Offenbar will Tsipras im September den Augias-Stall ausmisten. Wenn sich dann der linke Flügel abspaltet, dann dürfte das Volk das Wort mit Neuwahlen haben. Tsipras hofft, sich dann endgültig von den Abweichlern zu distanzieren. Umfragen zeigen, dass ein großer Teil der Bevölkerung ihm noch vertraut. Allerdings ist die genaue Stärke des Linksflügels, falls er sich alleine aufstellen sollte, demoskopisch noch nicht erfasst.

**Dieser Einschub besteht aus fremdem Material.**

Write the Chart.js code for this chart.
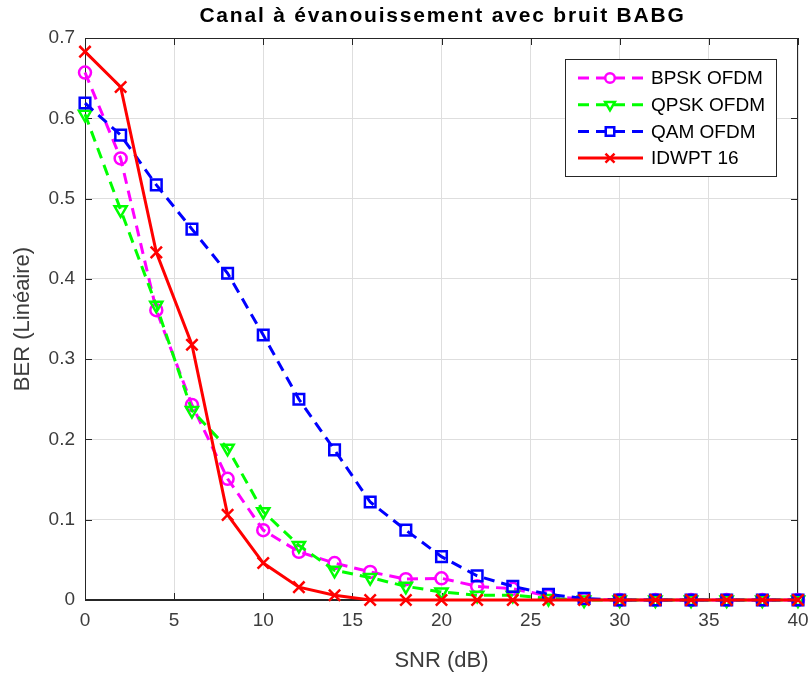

Nicht ausgeschlossen ist die Kooperation der Tsipras-Fraktion im Parlament mit anderen Parteien, die sich für den Verbleib im Euroland aussprechen.

Turbulenter Herbst

Analysten in Athen rechneten auf jeden Fall mit einem turbulenten Herbst. "Wir sehen uns im September für die Abrechnung", titelte die Athener Zeitung der politischen Mitte, "Ta Nea", am Freitag.

Tsipras hat gleichzeitig Notfallpläne der Regierung für den Fall eines Ausscheidens seines Landes aus der Euro-Zone bestätigt. Vor dem Parlament in Athen sagte Tsipras am Freitag, es sei nicht darum gegangen, das Land aus der Gemeinschaftswährung herauszuführen. Vielmehr seien Vorbereitungen für den Fall getroffen worden, dass die Geldgeber Griechenland aus der Währungszone hätten drängen wollen. "Es gab Notfallpläne", sagte der Regierungschef. "Wenn unsere Partner und Kreditgeber einen Grexit-Plan vorbereitet hätten, hätten wir uns als Regierung nicht verteidigen sollen?", fragte der Linken-Politiker.

Tsipras bestätigte damit Aussagen seines früheren Finanzministers Yanis Varoufakis, nach denen dieser an der Spitze einer fünf Personen umfassenden geheimen Gruppe die Einführung eines parallelen Währungssystems als Notfalloption vorbereitet habe. Teil des Plans soll auch das Hacken von privaten Steuernummern gewesen sein. Die griechische Staatsanwaltschaft prüft derzeit, ob dabei gegen Gesetze verstoßen wurde. Dabei steht Varoufakis aber wegen seiner parlamentarischen Immunität nicht im Zentrum. Die Mitgliedschaft Griechenlands in der Euro-Zone war bis zur Einigung zwischen Geldgebern und der Regierung auf die Bedingungen für neue Verhandlungen über ein drittes Hilfsprogramm Mitte Juli auf der Kippe gestanden.